*Raw data*.
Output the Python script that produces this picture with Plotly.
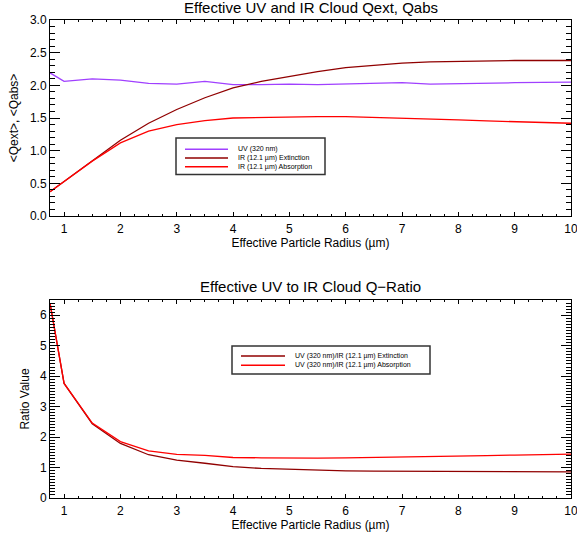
import plotly.graph_objects as go

# ---- data ----
radius = [0.75, 1, 1.5, 2, 2.5, 3, 3.5, 4, 4.5, 5, 5.5, 6, 6.5, 7, 7.5, 8, 8.5, 9, 9.5, 10]
uv_qext = [2.19, 2.06, 2.10, 2.08, 2.03, 2.02, 2.06, 2.01, 2.01, 2.02, 2.01, 2.02, 2.03, 2.04, 2.02, 2.03, 2.035, 2.04, 2.045, 2.05]
ir_qext = [0.37, 0.53, 0.84, 1.16, 1.42, 1.63, 1.81, 1.96, 2.06, 2.14, 2.21, 2.27, 2.31, 2.34, 2.36, 2.37, 2.375, 2.38, 2.38, 2.38]
ir_qabs = [0.37, 0.53, 0.84, 1.12, 1.30, 1.40, 1.46, 1.50, 1.51, 1.52, 1.52, 1.52, 1.51, 1.50, 1.485, 1.47, 1.455, 1.445, 1.43, 1.42]
ratio_ext = [6.40, 3.76, 2.44, 1.79, 1.42, 1.24, 1.14, 1.03, 0.97, 0.94, 0.91, 0.89, 0.88, 0.875, 0.865, 0.857, 0.856, 0.857, 0.858, 0.86]
ratio_abs = [6.40, 3.76, 2.46, 1.85, 1.55, 1.43, 1.40, 1.33, 1.32, 1.31, 1.31, 1.32, 1.33, 1.35, 1.36, 1.38, 1.39, 1.41, 1.42, 1.44]

labels_top = ["UV (320 nm)", "IR (12.1 µm) Extinction", "IR (12.1 µm) Absorption"]
labels_bot = ["UV (320 nm)/IR (12.1 µm) Extinction", "UV (320 nm)/IR (12.1 µm) Absorption"]
titles = ["Effective UV and IR Cloud Qext, Qabs", "Effective UV to IR Cloud Q\u2212Ratio"]
xlabel = "Effective Particle Radius (µm)"
ylabels = ["<Qext>, <Qabs>", "Ratio Value"]
xticks = list(range(1, 11))
yticks_top = [0, 0.5, 1, 1.5, 2, 2.5, 3]
yticktext_top = ["0.0", "0.5", "1.0", "1.5", "2.0", "2.5", "3.0"]
yticks_bot = [0, 1, 2, 3, 4, 5, 6]

C_UV = "#a040ff"
C_EXT = "#900000"
C_ABS = "#ff0000"
colors_top = [C_UV, C_EXT, C_ABS]
colors_bot = [C_EXT, C_ABS]
FONT = "Liberation Sans, Arial, sans-serif"

W, H = 577, 535
ML, MR, MT, MB = 50, 6, 20, 37
PW, PH = W - ML - MR, H - MT - MB


def px(xp):
    return (xp - ML) / PW


def py(yp):
    return (H - MB - yp) / PH


fig = go.Figure()
for y, name, c in zip([uv_qext, ir_qext, ir_qabs], labels_top, colors_top):
    fig.add_trace(go.Scatter(x=radius, y=y, mode="lines", name=name, showlegend=False,
                             line=dict(color=c, width=1.3), xaxis="x", yaxis="y"))
for y, name, c in zip([ratio_ext, ratio_abs], labels_bot, colors_bot):
    fig.add_trace(go.Scatter(x=radius, y=y, mode="lines", name=name, showlegend=False,
                             line=dict(color=c, width=1.3), xaxis="x2", yaxis="y2"))


def xax(anchor):
    return dict(range=[0.75, 10], anchor=anchor, domain=[0, 1], tickmode="array",
                tickvals=xticks, ticks="inside", ticklen=4, tickcolor="black",
                mirror="allticks", showline=True, linecolor="black", linewidth=1,
                showgrid=False, zeroline=False, automargin=False,
                ticklabeloverflow="allow", ticklabelstandoff=2,
                minor=dict(ticks="inside", ticklen=2, dtick=0.25, tickcolor="black", showgrid=False),
                tickfont=dict(size=12, color="black", family=FONT),
                title=dict(text=xlabel, font=dict(size=12, color="black", family=FONT), standoff=2))


def yax(anchor, domain, rng, tv, tt, minor_dt, title, standoff):
    d = dict(domain=domain, range=rng, anchor=anchor, tickmode="array", tickvals=tv,
             ticks="inside", ticklen=10, tickcolor="black", mirror="allticks",
             showline=True, linecolor="black", linewidth=1, showgrid=False, zeroline=False,
             automargin=False, ticklabeloverflow="allow",
             minor=dict(ticks="inside", ticklen=5, dtick=minor_dt, tickcolor="black", showgrid=False),
             tickfont=dict(size=12, color="black", family=FONT),
             title=dict(text=title, font=dict(size=12, color="black", family=FONT), standoff=standoff))
    if tt is not None:
        d["ticktext"] = tt
    return d


shapes = []
annotations = [
    dict(text=titles[0], x=0.5, y=1.0, xref="paper", yref="paper", yshift=2,
         xanchor="center", yanchor="bottom", showarrow=False,
         font=dict(size=15, color="black", family=FONT)),
    dict(text=titles[1], x=0.5, y=py(300), xref="paper", yref="paper", yshift=3,
         xanchor="center", yanchor="bottom", showarrow=False,
         font=dict(size=15, color="black", family=FONT)),
]


def add_legend(box, line_x, text_x, rows, labels, colors):
    x0, x1, y0, y1 = box
    shapes.append(dict(type="rect", xref="paper", yref="paper",
                       x0=px(x0), x1=px(x1), y0=py(y1), y1=py(y0),
                       line=dict(color="#333333", width=1.5), fillcolor="white", layer="above"))
    for yr, lab, c in zip(rows, labels, colors):
        shapes.append(dict(type="line", xref="paper", yref="paper",
                           x0=px(line_x[0]), x1=px(line_x[1]), y0=py(yr), y1=py(yr),
                           line=dict(color=c, width=1.5), layer="above"))
        annotations.append(dict(text=lab, x=px(text_x), y=py(yr), xref="paper", yref="paper",
                                xanchor="left", yanchor="middle", showarrow=False,
                                font=dict(size=7, color="black", family=FONT)))


add_legend((176, 325, 138, 174.5), (185, 228), 236, [149.3, 158, 166.7], labels_top, colors_top)
add_legend((232, 430, 346, 374), (241, 285), 293, [356, 365.3], labels_bot, colors_bot)

fig.update_layout(
    width=W, height=H,
    margin=dict(l=ML, r=MR, t=MT, b=MB),
    paper_bgcolor="white", plot_bgcolor="white",
    font=dict(family=FONT, color="black"),
    showlegend=False,
    xaxis=xax("y"),
    xaxis2=xax("y2"),
    yaxis=yax("x", [py(216), 1.0], [0, 3], yticks_top, yticktext_top, 0.1, ylabels[0], 8),
    yaxis2=yax("x2", [0.0, py(300)], [0, 6.5], yticks_bot, None, 0.1, ylabels[1], 7),
    shapes=shapes,
    annotations=annotations,
)

fig.write_html("out.html", config={"displayModeBar": False},
               post_script="document.body.style.margin='0';document.body.style.overflow='hidden';")
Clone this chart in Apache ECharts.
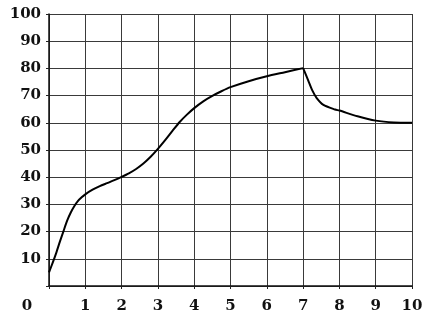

*Task description*.
Repeat the material verbatim. Do not carry over any picture.

*Output*.
Output the Python script that produces this picture with Plotly.
import plotly.graph_objects as go

# ---- data ----
radius = [0.75, 1, 1.5, 2, 2.5, 3, 3.5, 4, 4.5, 5, 5.5, 6, 6.5, 7, 7.5, 8, 8.5, 9, 9.5, 10]
uv_qext = [2.19, 2.06, 2.10, 2.08, 2.03, 2.02, 2.06, 2.01, 2.01, 2.02, 2.01, 2.02, 2.03, 2.04, 2.02, 2.03, 2.035, 2.04, 2.045, 2.05]
ir_qext = [0.37, 0.53, 0.84, 1.16, 1.42, 1.63, 1.81, 1.96, 2.06, 2.14, 2.21, 2.27, 2.31, 2.34, 2.36, 2.37, 2.375, 2.38, 2.38, 2.38]
ir_qabs = [0.37, 0.53, 0.84, 1.12, 1.30, 1.40, 1.46, 1.50, 1.51, 1.52, 1.52, 1.52, 1.51, 1.50, 1.485, 1.47, 1.455, 1.445, 1.43, 1.42]
ratio_ext = [6.40, 3.76, 2.44, 1.79, 1.42, 1.24, 1.14, 1.03, 0.97, 0.94, 0.91, 0.89, 0.88, 0.875, 0.865, 0.857, 0.856, 0.857, 0.858, 0.86]
ratio_abs = [6.40, 3.76, 2.46, 1.85, 1.55, 1.43, 1.40, 1.33, 1.32, 1.31, 1.31, 1.32, 1.33, 1.35, 1.36, 1.38, 1.39, 1.41, 1.42, 1.44]

labels_top = ["UV (320 nm)", "IR (12.1 µm) Extinction", "IR (12.1 µm) Absorption"]
labels_bot = ["UV (320 nm)/IR (12.1 µm) Extinction", "UV (320 nm)/IR (12.1 µm) Absorption"]
titles = ["Effective UV and IR Cloud Qext, Qabs", "Effective UV to IR Cloud Q\u2212Ratio"]
xlabel = "Effective Particle Radius (µm)"
ylabels = ["<Qext>, <Qabs>", "Ratio Value"]
xticks = list(range(1, 11))
yticks_top = [0, 0.5, 1, 1.5, 2, 2.5, 3]
yticktext_top = ["0.0", "0.5", "1.0", "1.5", "2.0", "2.5", "3.0"]
yticks_bot = [0, 1, 2, 3, 4, 5, 6]

C_UV = "#a040ff"
C_EXT = "#900000"
C_ABS = "#ff0000"
colors_top = [C_UV, C_EXT, C_ABS]
colors_bot = [C_EXT, C_ABS]
FONT = "Liberation Sans, Arial, sans-serif"

W, H = 577, 535
ML, MR, MT, MB = 50, 6, 20, 37
PW, PH = W - ML - MR, H - MT - MB


def px(xp):
    return (xp - ML) / PW


def py(yp):
    return (H - MB - yp) / PH


fig = go.Figure()
for y, name, c in zip([uv_qext, ir_qext, ir_qabs], labels_top, colors_top):
    fig.add_trace(go.Scatter(x=radius, y=y, mode="lines", name=name, showlegend=False,
                             line=dict(color=c, width=1.3), xaxis="x", yaxis="y"))
for y, name, c in zip([ratio_ext, ratio_abs], labels_bot, colors_bot):
    fig.add_trace(go.Scatter(x=radius, y=y, mode="lines", name=name, showlegend=False,
                             line=dict(color=c, width=1.3), xaxis="x2", yaxis="y2"))


def xax(anchor):
    return dict(range=[0.75, 10], anchor=anchor, domain=[0, 1], tickmode="array",
                tickvals=xticks, ticks="inside", ticklen=4, tickcolor="black",
                mirror="allticks", showline=True, linecolor="black", linewidth=1,
                showgrid=False, zeroline=False, automargin=False,
                ticklabeloverflow="allow", ticklabelstandoff=2,
                minor=dict(ticks="inside", ticklen=2, dtick=0.25, tickcolor="black", showgrid=False),
                tickfont=dict(size=12, color="black", family=FONT),
                title=dict(text=xlabel, font=dict(size=12, color="black", family=FONT), standoff=2))


def yax(anchor, domain, rng, tv, tt, minor_dt, title, standoff):
    d = dict(domain=domain, range=rng, anchor=anchor, tickmode="array", tickvals=tv,
             ticks="inside", ticklen=10, tickcolor="black", mirror="allticks",
             showline=True, linecolor="black", linewidth=1, showgrid=False, zeroline=False,
             automargin=False, ticklabeloverflow="allow",
             minor=dict(ticks="inside", ticklen=5, dtick=minor_dt, tickcolor="black", showgrid=False),
             tickfont=dict(size=12, color="black", family=FONT),
             title=dict(text=title, font=dict(size=12, color="black", family=FONT), standoff=standoff))
    if tt is not None:
        d["ticktext"] = tt
    return d


shapes = []
annotations = [
    dict(text=titles[0], x=0.5, y=1.0, xref="paper", yref="paper", yshift=2,
         xanchor="center", yanchor="bottom", showarrow=False,
         font=dict(size=15, color="black", family=FONT)),
    dict(text=titles[1], x=0.5, y=py(300), xref="paper", yref="paper", yshift=3,
         xanchor="center", yanchor="bottom", showarrow=False,
         font=dict(size=15, color="black", family=FONT)),
]


def add_legend(box, line_x, text_x, rows, labels, colors):
    x0, x1, y0, y1 = box
    shapes.append(dict(type="rect", xref="paper", yref="paper",
                       x0=px(x0), x1=px(x1), y0=py(y1), y1=py(y0),
                       line=dict(color="#333333", width=1.5), fillcolor="white", layer="above"))
    for yr, lab, c in zip(rows, labels, colors):
        shapes.append(dict(type="line", xref="paper", yref="paper",
                           x0=px(line_x[0]), x1=px(line_x[1]), y0=py(yr), y1=py(yr),
                           line=dict(color=c, width=1.5), layer="above"))
        annotations.append(dict(text=lab, x=px(text_x), y=py(yr), xref="paper", yref="paper",
                                xanchor="left", yanchor="middle", showarrow=False,
                                font=dict(size=7, color="black", family=FONT)))


add_legend((176, 325, 138, 174.5), (185, 228), 236, [149.3, 158, 166.7], labels_top, colors_top)
add_legend((232, 430, 346, 374), (241, 285), 293, [356, 365.3], labels_bot, colors_bot)

fig.update_layout(
    width=W, height=H,
    margin=dict(l=ML, r=MR, t=MT, b=MB),
    paper_bgcolor="white", plot_bgcolor="white",
    font=dict(family=FONT, color="black"),
    showlegend=False,
    xaxis=xax("y"),
    xaxis2=xax("y2"),
    yaxis=yax("x", [py(216), 1.0], [0, 3], yticks_top, yticktext_top, 0.1, ylabels[0], 8),
    yaxis2=yax("x2", [0.0, py(300)], [0, 6.5], yticks_bot, None, 0.1, ylabels[1], 7),
    shapes=shapes,
    annotations=annotations,
)

fig.write_html("out.html", config={"displayModeBar": False},
               post_script="document.body.style.margin='0';document.body.style.overflow='hidden';")
Clone this chart in Apache ECharts.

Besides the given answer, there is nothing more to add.